### DATA EXCERPT
──────

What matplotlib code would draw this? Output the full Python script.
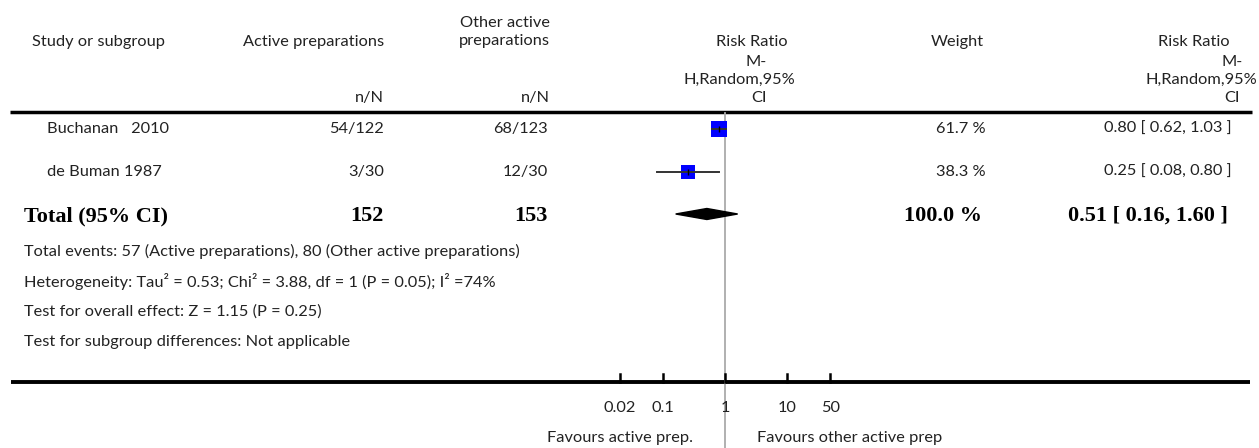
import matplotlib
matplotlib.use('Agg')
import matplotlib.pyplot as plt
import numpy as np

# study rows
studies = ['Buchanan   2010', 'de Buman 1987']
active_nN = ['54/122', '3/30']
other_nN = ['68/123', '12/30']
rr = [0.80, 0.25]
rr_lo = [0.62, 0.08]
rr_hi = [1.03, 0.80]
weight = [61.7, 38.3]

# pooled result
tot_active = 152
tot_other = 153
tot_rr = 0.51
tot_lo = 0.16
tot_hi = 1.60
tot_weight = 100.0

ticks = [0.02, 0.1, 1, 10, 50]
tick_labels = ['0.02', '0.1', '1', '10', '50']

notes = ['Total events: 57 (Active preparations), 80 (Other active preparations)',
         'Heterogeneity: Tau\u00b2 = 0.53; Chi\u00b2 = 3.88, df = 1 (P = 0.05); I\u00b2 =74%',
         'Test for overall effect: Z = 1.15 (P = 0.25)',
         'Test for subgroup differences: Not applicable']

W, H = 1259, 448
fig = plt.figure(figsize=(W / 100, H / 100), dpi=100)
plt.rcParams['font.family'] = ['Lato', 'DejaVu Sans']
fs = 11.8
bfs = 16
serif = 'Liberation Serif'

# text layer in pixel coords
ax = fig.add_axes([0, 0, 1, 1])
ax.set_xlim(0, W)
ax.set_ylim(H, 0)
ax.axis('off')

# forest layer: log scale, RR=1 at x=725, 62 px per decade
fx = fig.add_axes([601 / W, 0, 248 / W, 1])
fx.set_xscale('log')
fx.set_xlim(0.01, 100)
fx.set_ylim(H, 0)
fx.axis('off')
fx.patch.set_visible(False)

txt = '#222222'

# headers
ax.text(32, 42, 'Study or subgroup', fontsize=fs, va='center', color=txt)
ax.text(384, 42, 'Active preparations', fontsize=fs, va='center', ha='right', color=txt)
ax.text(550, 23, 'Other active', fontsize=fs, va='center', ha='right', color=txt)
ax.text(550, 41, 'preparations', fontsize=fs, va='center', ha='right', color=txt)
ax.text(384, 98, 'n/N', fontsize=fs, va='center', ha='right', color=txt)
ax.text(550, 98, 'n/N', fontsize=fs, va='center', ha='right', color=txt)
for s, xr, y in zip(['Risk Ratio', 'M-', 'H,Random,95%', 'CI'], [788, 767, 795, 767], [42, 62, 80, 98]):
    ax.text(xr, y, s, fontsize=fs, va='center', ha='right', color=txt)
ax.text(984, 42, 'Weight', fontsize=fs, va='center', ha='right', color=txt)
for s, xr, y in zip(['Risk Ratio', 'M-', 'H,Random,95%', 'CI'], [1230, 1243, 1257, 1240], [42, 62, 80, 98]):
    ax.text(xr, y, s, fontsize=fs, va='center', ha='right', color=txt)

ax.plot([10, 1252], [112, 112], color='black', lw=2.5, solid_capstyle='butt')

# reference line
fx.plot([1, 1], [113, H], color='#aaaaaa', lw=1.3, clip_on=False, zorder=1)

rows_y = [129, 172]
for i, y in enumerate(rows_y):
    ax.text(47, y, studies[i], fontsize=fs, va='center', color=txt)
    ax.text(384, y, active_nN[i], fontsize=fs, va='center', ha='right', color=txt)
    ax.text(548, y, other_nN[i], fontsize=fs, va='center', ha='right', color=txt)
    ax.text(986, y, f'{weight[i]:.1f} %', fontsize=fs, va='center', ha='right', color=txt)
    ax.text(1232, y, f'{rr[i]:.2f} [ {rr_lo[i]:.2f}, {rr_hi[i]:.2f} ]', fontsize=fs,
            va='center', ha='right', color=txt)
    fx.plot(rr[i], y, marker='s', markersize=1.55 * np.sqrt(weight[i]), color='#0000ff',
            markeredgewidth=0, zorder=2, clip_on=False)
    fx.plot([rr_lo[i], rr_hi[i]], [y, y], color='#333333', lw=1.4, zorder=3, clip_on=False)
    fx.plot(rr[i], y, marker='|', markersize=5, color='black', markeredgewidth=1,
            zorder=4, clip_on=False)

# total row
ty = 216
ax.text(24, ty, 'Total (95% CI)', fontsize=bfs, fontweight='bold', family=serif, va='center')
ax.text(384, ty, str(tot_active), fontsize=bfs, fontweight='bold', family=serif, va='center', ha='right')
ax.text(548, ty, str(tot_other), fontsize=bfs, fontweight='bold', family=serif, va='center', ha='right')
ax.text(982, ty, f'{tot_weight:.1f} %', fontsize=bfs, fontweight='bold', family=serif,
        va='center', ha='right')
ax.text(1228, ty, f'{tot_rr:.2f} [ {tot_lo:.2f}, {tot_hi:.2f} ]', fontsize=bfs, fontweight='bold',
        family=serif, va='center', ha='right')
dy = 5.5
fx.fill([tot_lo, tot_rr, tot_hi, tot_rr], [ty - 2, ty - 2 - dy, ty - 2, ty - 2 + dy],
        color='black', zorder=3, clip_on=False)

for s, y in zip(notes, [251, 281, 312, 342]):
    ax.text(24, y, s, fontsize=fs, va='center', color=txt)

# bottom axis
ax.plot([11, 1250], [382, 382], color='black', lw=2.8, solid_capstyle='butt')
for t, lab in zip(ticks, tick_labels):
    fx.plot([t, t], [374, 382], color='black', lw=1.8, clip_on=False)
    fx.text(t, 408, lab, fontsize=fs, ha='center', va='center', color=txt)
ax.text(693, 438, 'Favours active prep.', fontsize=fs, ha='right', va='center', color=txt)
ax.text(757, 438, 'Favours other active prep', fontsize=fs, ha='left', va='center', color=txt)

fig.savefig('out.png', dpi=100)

──────

Pictures are excluded: retype only the lines from the beginning of the listing above through the line with "txt = '#222222'", both included.

What matplotlib code would draw this? Output the full Python script.
import matplotlib
matplotlib.use('Agg')
import matplotlib.pyplot as plt
import numpy as np

# study rows
studies = ['Buchanan   2010', 'de Buman 1987']
active_nN = ['54/122', '3/30']
other_nN = ['68/123', '12/30']
rr = [0.80, 0.25]
rr_lo = [0.62, 0.08]
rr_hi = [1.03, 0.80]
weight = [61.7, 38.3]

# pooled result
tot_active = 152
tot_other = 153
tot_rr = 0.51
tot_lo = 0.16
tot_hi = 1.60
tot_weight = 100.0

ticks = [0.02, 0.1, 1, 10, 50]
tick_labels = ['0.02', '0.1', '1', '10', '50']

notes = ['Total events: 57 (Active preparations), 80 (Other active preparations)',
         'Heterogeneity: Tau\u00b2 = 0.53; Chi\u00b2 = 3.88, df = 1 (P = 0.05); I\u00b2 =74%',
         'Test for overall effect: Z = 1.15 (P = 0.25)',
         'Test for subgroup differences: Not applicable']

W, H = 1259, 448
fig = plt.figure(figsize=(W / 100, H / 100), dpi=100)
plt.rcParams['font.family'] = ['Lato', 'DejaVu Sans']
fs = 11.8
bfs = 16
serif = 'Liberation Serif'

# text layer in pixel coords
ax = fig.add_axes([0, 0, 1, 1])
ax.set_xlim(0, W)
ax.set_ylim(H, 0)
ax.axis('off')

# forest layer: log scale, RR=1 at x=725, 62 px per decade
fx = fig.add_axes([601 / W, 0, 248 / W, 1])
fx.set_xscale('log')
fx.set_xlim(0.01, 100)
fx.set_ylim(H, 0)
fx.axis('off')
fx.patch.set_visible(False)

txt = '#222222'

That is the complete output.